Shopping

If you hate going to Ikea, where do you buy cheap furniture in Brooklyn?

Ikea is fine but ugh who has the time or energy.  Via Khalid Ahmed/Flickr
Ikea is fine but ugh who has the time or energy. Via Khalid Ahmed/Flickr

The problem with shopping at Ikea — besides the couples counseling you’ll need and the literal stereotype of yuppie adulthood you’ll be snapping together like so much Grundtal pieces — is that your apartment ends up looking exactly the same as everyone else’s in Brooklyn. This is an understandable trade off for low-cost, accessible, one-stop shopping that comes with a side of cheap meatballs. The same could be said of shopping at Target or any other assemble-at-home furniture seller, the ones you find scattered around the city or huddled in gangs at the opposite ends of vast oceans of parking lots in the suburbs. The one-stop shopping angle is enticing: you buy a piece of furniture, that matches other furniture, and goes with that accent wall, and, after a few frustrating grunts and screaming at the instruction manual, you screw together a bedroom set that looks like a lot of other bedroom sets, bing bang boom.
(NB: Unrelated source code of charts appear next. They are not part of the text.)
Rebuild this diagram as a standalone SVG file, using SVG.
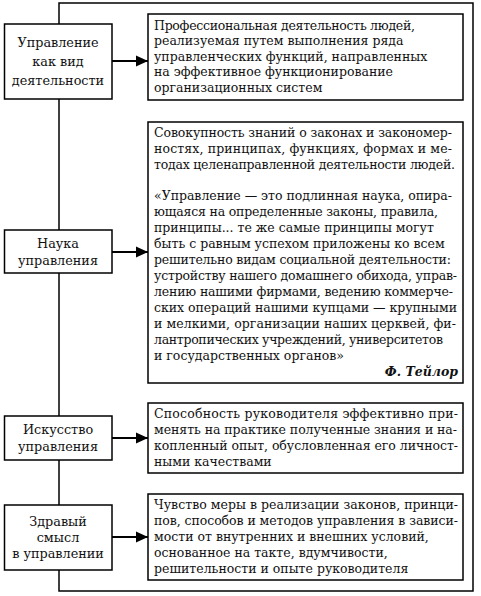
<svg xmlns="http://www.w3.org/2000/svg" width="481" height="596" viewBox="0 0 481 596">
<defs>
<marker id="ah" viewBox="0 0 12 12" refX="12" refY="6" markerWidth="12" markerHeight="12" markerUnits="userSpaceOnUse" orient="auto">
<path d="M0,0.5 L12,6 L0,11.5 Z" fill="#000"/>
</marker>
<style>
.box{fill:#fff;stroke:#000;stroke-width:1.5}
.t{font-family:'DejaVu Serif',serif;font-size:12.5px;fill:#111}
.l{font-family:'DejaVu Serif',serif;font-size:12.8px;fill:#111;text-anchor:middle}
.c{fill:none;stroke:#000;stroke-width:1.5}
.a{fill:none;stroke:#000;stroke-width:2.2;marker-end:url(#ah)}
</style>
</defs>
<rect width="481" height="596" fill="#fff"/>
<g id="connectors">
<path class="c" d="M59,24 V3 H473 V591 H59 V570"/>
<path class="c" d="M59,99 V230"/>
<path class="c" d="M59,273 V416"/>
<path class="c" d="M59,460 V505"/>
<path class="a" d="M112,61 H148"/>
<path class="a" d="M112,252 H148"/>
<path class="a" d="M112,438 H148"/>
<path class="a" d="M112,537 H148"/>
</g>
<g id="n1">
<rect class="box" x="4.5" y="24" width="107.5" height="75"/>
<text class="l" x="58" y="47">Управление</text>
<text class="l" x="58" y="66">как вид</text>
<text class="l" x="58" y="85">деятельности</text>
</g>
<g id="n2">
<rect class="box" x="4.5" y="230" width="107.5" height="43"/>
<text class="l" x="58" y="248">Наука</text>
<text class="l" x="58" y="265">управления</text>
</g>
<g id="n3">
<rect class="box" x="4.5" y="416" width="107.5" height="44"/>
<text class="l" x="58" y="434">Искусство</text>
<text class="l" x="58" y="451">управления</text>
</g>
<g id="n4">
<rect class="box" x="4.5" y="505" width="107.5" height="65"/>
<text class="l" x="58" y="526">Здравый</text>
<text class="l" x="58" y="542">смысл</text>
<text class="l" x="58" y="558">в управлении</text>
</g>
<g id="d1">
<rect class="box" x="148" y="14" width="315" height="86"/>
<text class="t" x="154" y="29.5" textLength="261" lengthAdjust="spacing">Профессиональная деятельность людей,</text>
<text class="t" x="154" y="45">реализуемая путем выполнения ряда</text>
<text class="t" x="154" y="60.5">управленческих функций, направленных</text>
<text class="t" x="154" y="76">на эффективное функционирование</text>
<text class="t" x="154" y="91.5">организационных систем</text>
</g>
<g id="d2">
<rect class="box" x="148" y="122" width="315" height="261"/>
<text class="t" x="154" y="137" textLength="298" lengthAdjust="spacing">Совокупность знаний о законах и закономер-</text>
<text class="t" x="154" y="153" textLength="298" lengthAdjust="spacing">ностях, принципах, функциях, формах и ме-</text>
<text class="t" x="154" y="169" textLength="301" lengthAdjust="spacing">тодах целенаправленной деятельности людей.</text>
<text class="t" x="154" y="200" textLength="298" lengthAdjust="spacing">«Управление — это подлинная наука, опира-</text>
<text class="t" x="154" y="216" textLength="284" lengthAdjust="spacing">ющаяся на определенные законы, правила,</text>
<text class="t" x="154" y="232">принципы... те же самые принципы могут</text>
<text class="t" x="154" y="248">быть с равным успехом приложены ко всем</text>
<text class="t" x="154" y="264" textLength="297" lengthAdjust="spacing">решительно видам социальной деятельности:</text>
<text class="t" x="154" y="280" textLength="303" lengthAdjust="spacing">устройству нашего домашнего обихода, управ-</text>
<text class="t" x="154" y="296" textLength="299" lengthAdjust="spacing">лению нашими фирмами, ведению коммерче-</text>
<text class="t" x="154" y="312" textLength="303" lengthAdjust="spacing">ских операций нашими купцами — крупными</text>
<text class="t" x="154" y="328" textLength="302" lengthAdjust="spacing">и мелкими, организации наших церквей, фи-</text>
<text class="t" x="154" y="344" textLength="289" lengthAdjust="spacing">лантропических учреждений, университетов</text>
<text class="t" x="154" y="360">и государственных органов»</text>
<text class="t" x="458" y="376" text-anchor="end" font-style="italic" font-weight="bold">Ф. Тейлор</text>
</g>
<g id="d3">
<rect class="box" x="148" y="403" width="315" height="70"/>
<text class="t" x="154" y="418" textLength="304" lengthAdjust="spacing">Способность руководителя эффективно при-</text>
<text class="t" x="154" y="434" textLength="303" lengthAdjust="spacing">менять на практике полученные знания и на-</text>
<text class="t" x="154" y="450" textLength="304" lengthAdjust="spacing">копленный опыт, обусловленная его личност-</text>
<text class="t" x="154" y="466">ными качествами</text>
</g>
<g id="d4">
<rect class="box" x="148" y="494" width="315" height="86"/>
<text class="t" x="154" y="509" textLength="304" lengthAdjust="spacing">Чувство меры в реализации законов, принци-</text>
<text class="t" x="154" y="525" textLength="304" lengthAdjust="spacing">пов, способов и методов управления в зависи-</text>
<text class="t" x="154" y="541">мости от внутренних и внешних условий,</text>
<text class="t" x="154" y="557">основанное на такте, вдумчивости,</text>
<text class="t" x="154" y="573">решительности и опыте руководителя</text>
</g>
</svg>
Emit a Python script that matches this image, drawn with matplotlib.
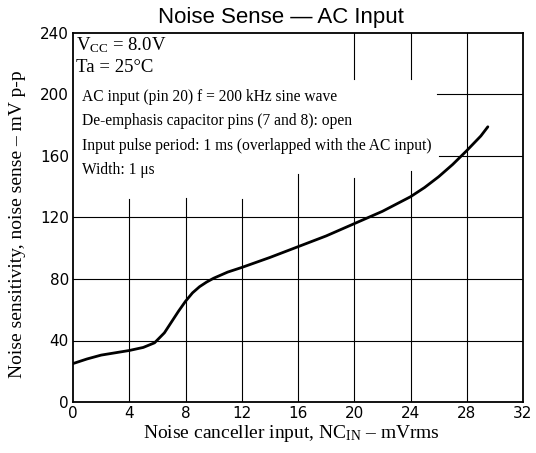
import matplotlib
matplotlib.use("Agg")
import matplotlib.pyplot as plt

# Data
nc_in = [0, 1, 2, 3, 4, 5, 5.8, 6.5, 7, 7.5, 8, 8.5, 9, 9.5, 10, 11, 12, 14, 16,
         18, 20, 22, 24, 25, 26, 27, 28, 29, 29.5]
noise_sense = [25, 28, 30.5, 32, 33.5, 35.5, 38.5, 45, 52, 59, 65.5, 71, 75, 78,
               80.5, 84.5, 87.5, 94, 101, 108, 116, 124, 133.5, 139.5, 146.5,
               154.5, 163.5, 173, 179]

x_ticks = [0, 4, 8, 12, 16, 20, 24, 28, 32]
y_ticks = [0, 40, 80, 120, 160, 200, 240]

title = "Noise Sense \u2014 AC Input"
xlabel = "Noise canceller input, NC$_{\\mathrm{IN}}$ \u2013 mVrms"
ylabel = "Noise sensitivity, noise sense \u2013 mV p-p"
notes = ["AC input (pin 20) f = 200 kHz sine wave",
         "De-emphasis capacitor pins (7 and 8): open",
         "Input pulse period: 1 ms (overlapped with the AC input)",
         "Width: 1 \u03bcs"]

plt.rcParams['mathtext.fontset'] = 'custom'
plt.rcParams['mathtext.rm'] = 'Liberation Serif'
plt.rcParams['mathtext.it'] = 'Liberation Serif'

W, H = 536, 453
fig = plt.figure(figsize=(W/100, H/100), dpi=100)
ax = fig.add_axes([73/W, 1-402/H, (523-73)/W, (402-33)/H])

# grid segments (partially hidden by the condition text block)
vgrid = [(4, 0, 132), (8, 0, 133), (12, 0, 132), (16, 0, 148), (20, 0, 146),
         (20, 210, 240), (24, 0, 150), (24, 210, 240), (28, 0, 240)]
hgrid = [(40, 0, 32), (80, 0, 32), (120, 0, 32), (160, 26, 32), (200, 25.9, 32)]
for x, y0, y1 in vgrid:
    ax.plot([x, x], [y0, y1], color='black', lw=0.8, zorder=1)
for y, x0, x1 in hgrid:
    ax.plot([x0, x1], [y, y], color='black', lw=0.8, zorder=1)

ax.plot(nc_in, noise_sense, color='black', lw=2.0, zorder=3,
        solid_capstyle='round')

ax.set_xlim(0, 32)
ax.set_ylim(0, 240)
ax.set_xticks(x_ticks)
ax.set_yticks(y_ticks)
ax.tick_params(length=0, labelsize=11, pad=3)
for lab in ax.get_xticklabels() + ax.get_yticklabels():
    lab.set_fontfamily('DejaVu Sans')
for s in ax.spines.values():
    s.set_linewidth(1.3)

fig.text(281/W, 1-18/H, title, ha='center', va='center',
         fontsize=16, family='Liberation Sans')
fig.text(291/W, 1-434/H, xlabel, ha='center', va='center',
         fontsize=14, family='Liberation Serif')
fig.text(18/W, 1-224/H, ylabel, ha='center', va='center', rotation=90,
         fontsize=14, family='Liberation Serif')

tx = lambda px: (px - 73) / 450 * 32
ty = lambda py: (402 - py) / 369 * 240
ax.text(tx(76), ty(45), r"V$_{\mathrm{CC}}$ = 8.0V", fontsize=13.5,
        family='Liberation Serif', va='center', ha='left')
ax.text(tx(76), ty(68), "Ta = 25\u00b0C", fontsize=13.5,
        family='Liberation Serif', va='center', ha='left')
for i, n in enumerate(notes):
    ax.text(tx(82), ty(97 + 24.5 * i), n, fontsize=11.2,
            family='Liberation Serif', va='center', ha='left')

fig.savefig("out.png", dpi=100)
To avoid this trap of sameness, maybe instead you can turn to the internet to try to order things, but then there’s the searching, and the pretending not to search when your boss walks by your desk, and the waiting, and the hoping to be home at the exact right moment to catch the UPS guy, who makes his rounds with ninja assassin levels of sneakiness. You can try Craigslist, but then there’s the fear of bed bugs or being sex murdered over a futon, which seems like a hassle.

The alternative is the hunter-gatherer model, where you end up walking from stoop sale to flea market to junk store hoping to stumble upon the ideal desk or the One True Rug to really tie the room together. Of course, this means it can take weeks or months to assemble a full apartment of furniture. And since most of us don’t have cars, going from spot to spot and shlepping a huge piece of assembled furniture home can seem as daunting.  So if you don’t shop for furniture at Ikea in Brooklyn, where do you go?
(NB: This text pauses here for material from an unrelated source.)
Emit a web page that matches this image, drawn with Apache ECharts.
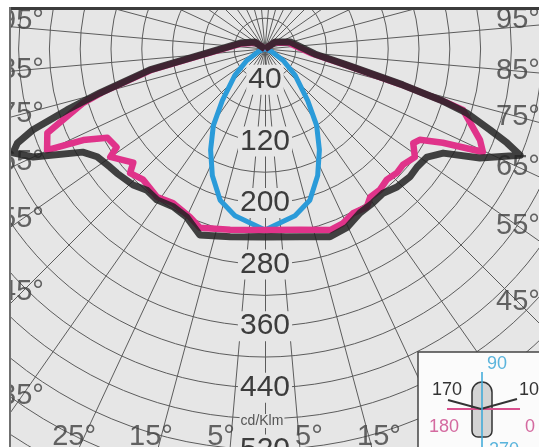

I moved into a new place in January with barely any items that qualify as “furniture” (eating dinner off stacked storage boxes doesn’t count I suppose). The gf and I have been trying to get stuff online, but the appeal of finding one or two good furniture shops to just get it all over with in a weekend is becoming more appealing by the day.

So far I’ve tried our luck with a little knick knack store down the street on Washington and Prospect Place in Prospect Heights that sells antiques (which does not, it seems, have an internet presence), where we found a kitchen prep side table; the other day we searched the nearby Trailer Park store in Park Slope, which had a great collection of patchwork vintage furniture, lighting and decor with a reclaimed farmhouse vibe, but it didn’t quite match what we were looking for. I’ve found myself desperately missing the funky collection up for sale at Film Biz Recycling, which closed for good in June.
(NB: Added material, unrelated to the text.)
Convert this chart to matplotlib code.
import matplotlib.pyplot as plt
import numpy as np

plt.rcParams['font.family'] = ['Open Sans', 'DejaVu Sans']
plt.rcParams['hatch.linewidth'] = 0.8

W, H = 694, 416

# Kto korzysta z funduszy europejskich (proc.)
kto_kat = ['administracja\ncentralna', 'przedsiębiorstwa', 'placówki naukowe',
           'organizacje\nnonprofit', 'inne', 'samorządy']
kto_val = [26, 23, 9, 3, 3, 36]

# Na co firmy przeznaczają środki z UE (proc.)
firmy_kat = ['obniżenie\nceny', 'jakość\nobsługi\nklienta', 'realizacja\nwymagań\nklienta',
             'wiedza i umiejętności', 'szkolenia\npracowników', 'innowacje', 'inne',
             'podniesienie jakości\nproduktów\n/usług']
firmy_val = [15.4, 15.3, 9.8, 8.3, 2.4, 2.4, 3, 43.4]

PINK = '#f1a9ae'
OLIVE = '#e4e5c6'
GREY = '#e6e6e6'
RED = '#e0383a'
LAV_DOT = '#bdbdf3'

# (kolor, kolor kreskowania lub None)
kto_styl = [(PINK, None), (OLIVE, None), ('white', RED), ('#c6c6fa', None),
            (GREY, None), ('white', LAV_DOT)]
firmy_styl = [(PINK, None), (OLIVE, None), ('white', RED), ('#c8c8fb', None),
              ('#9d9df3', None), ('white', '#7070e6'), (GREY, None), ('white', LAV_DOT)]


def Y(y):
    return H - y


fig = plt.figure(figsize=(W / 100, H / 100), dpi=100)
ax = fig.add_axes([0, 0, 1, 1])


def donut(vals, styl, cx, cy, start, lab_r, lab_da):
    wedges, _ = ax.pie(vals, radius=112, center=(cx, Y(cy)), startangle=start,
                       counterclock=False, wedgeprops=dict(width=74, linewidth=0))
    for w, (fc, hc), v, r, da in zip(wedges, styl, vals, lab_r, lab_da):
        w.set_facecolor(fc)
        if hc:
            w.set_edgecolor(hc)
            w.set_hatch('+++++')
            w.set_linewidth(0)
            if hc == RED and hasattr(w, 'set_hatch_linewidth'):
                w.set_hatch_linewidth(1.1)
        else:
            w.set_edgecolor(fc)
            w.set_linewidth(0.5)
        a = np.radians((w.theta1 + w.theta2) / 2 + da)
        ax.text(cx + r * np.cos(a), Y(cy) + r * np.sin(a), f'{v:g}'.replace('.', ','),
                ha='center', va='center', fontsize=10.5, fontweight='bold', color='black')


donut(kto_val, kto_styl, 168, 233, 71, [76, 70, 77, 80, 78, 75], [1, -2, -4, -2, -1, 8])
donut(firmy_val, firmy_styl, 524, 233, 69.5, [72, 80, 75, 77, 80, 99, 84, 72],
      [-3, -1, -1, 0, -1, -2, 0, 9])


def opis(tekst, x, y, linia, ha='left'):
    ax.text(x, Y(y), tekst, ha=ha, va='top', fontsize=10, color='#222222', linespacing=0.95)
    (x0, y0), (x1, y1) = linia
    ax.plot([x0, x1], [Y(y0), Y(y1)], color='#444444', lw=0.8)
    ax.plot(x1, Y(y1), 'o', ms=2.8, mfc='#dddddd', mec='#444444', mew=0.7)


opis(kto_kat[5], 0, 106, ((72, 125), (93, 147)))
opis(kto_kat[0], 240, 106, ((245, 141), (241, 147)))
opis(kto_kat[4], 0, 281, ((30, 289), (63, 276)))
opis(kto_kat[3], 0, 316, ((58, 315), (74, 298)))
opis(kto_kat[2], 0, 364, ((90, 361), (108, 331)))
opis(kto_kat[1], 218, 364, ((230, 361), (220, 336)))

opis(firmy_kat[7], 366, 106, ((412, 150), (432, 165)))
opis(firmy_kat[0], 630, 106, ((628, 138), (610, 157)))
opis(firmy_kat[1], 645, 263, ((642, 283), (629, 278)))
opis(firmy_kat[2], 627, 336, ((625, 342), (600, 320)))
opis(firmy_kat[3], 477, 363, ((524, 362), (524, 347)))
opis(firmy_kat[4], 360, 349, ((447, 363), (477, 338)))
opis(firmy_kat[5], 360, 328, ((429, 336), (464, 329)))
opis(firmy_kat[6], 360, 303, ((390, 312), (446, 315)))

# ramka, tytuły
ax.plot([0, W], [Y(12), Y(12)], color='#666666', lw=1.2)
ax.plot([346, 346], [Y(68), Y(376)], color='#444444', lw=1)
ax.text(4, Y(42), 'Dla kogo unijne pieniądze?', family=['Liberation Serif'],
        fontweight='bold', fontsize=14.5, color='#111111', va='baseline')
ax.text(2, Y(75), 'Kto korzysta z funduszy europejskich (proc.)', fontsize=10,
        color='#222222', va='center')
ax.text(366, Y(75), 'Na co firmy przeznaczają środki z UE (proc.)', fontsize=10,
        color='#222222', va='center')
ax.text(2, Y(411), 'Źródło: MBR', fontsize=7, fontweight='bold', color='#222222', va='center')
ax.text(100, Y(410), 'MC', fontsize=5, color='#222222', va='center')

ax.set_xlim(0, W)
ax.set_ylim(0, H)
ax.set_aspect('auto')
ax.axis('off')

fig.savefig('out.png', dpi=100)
So let’s hear from you, furniture shoppers of Brooklyn: Where do you buy affordable furniture these days? Leave your suggestions in the comments; best one wins a date with the gender ambiguous character from the Ikea manual.

2 Comments

  1. There are any number of places to get furniture around Brooklyn, between Gothic Cabinet Craft, the warehouse stores in the Industrial district, or the numerous “Sale Furniture!” places on 5th Ave ranging from Park Slope all the way down to Bay Ridge. By me, there’s Flamingo Furniture Clearance, although their hours can be REALLY weird.